Luckily, all these three things are really common features.

Configuration as code

It is mandatory that the configuration can be stored in a git repository and applied by a CI process.

At the bare minimum, this means that the gateway must have a programmatic admin interface where we can direct our configurations. Honestly, we expect further: the system should be configurable in declarative ways.

The gateway configuration is a software artifact and so it will be versioned in text files. A graphical user interface to read or modify values is however a nice to have, because it could help in some processes to develop, explore, or prototype some behaviours.

Another nice to have is the gateway being configurable by terraform templates.

Infrastructure as code

We will have a gateway installation in every cloud account, and one more in the local boxes. So having the option to start a local gateway is necessary. It could be also a requirement that the gateway can be provisioned/upgraded in the cloud with good (automated) tools, but the focus should be on the configuration management.

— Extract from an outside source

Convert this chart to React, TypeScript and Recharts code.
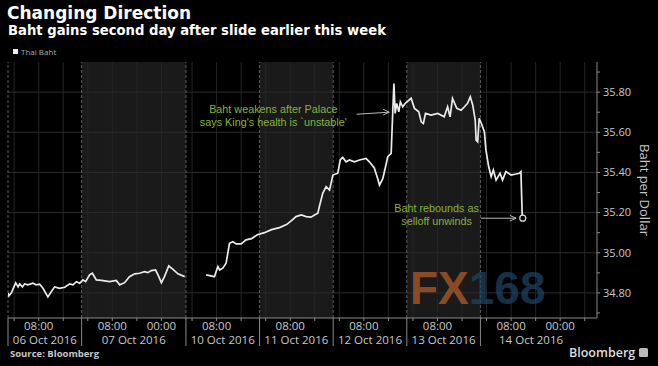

That is: the desired minimum is that it must support to be deployed as a normal service (git->jenkins->ecs), and then use a persistence layer with RDS or other managed service. However said that, we could even accept that the gateway needs to be provisioned "by hand" once in every AWS account, if then the configuration upgrade is automatic and git-based after that.

Accountability

Given it is a shared resource, every register or artifact must be taggable. We could keep some of the already existing policies for tags used in cloud items, or add new ones.

If a team adds a service, an endpoint, a user, or a rate limit, then this resource must be tagged to keep track of the ticket ID, the team, etc.

Backups

In the case the persistence is not totally external (e.g., RDS) then it must allow to have backups following our policies.

The preferred option would be having a gateway with configuration persistence in the already widely used technologies: postgresql 11 and AWS RDS service.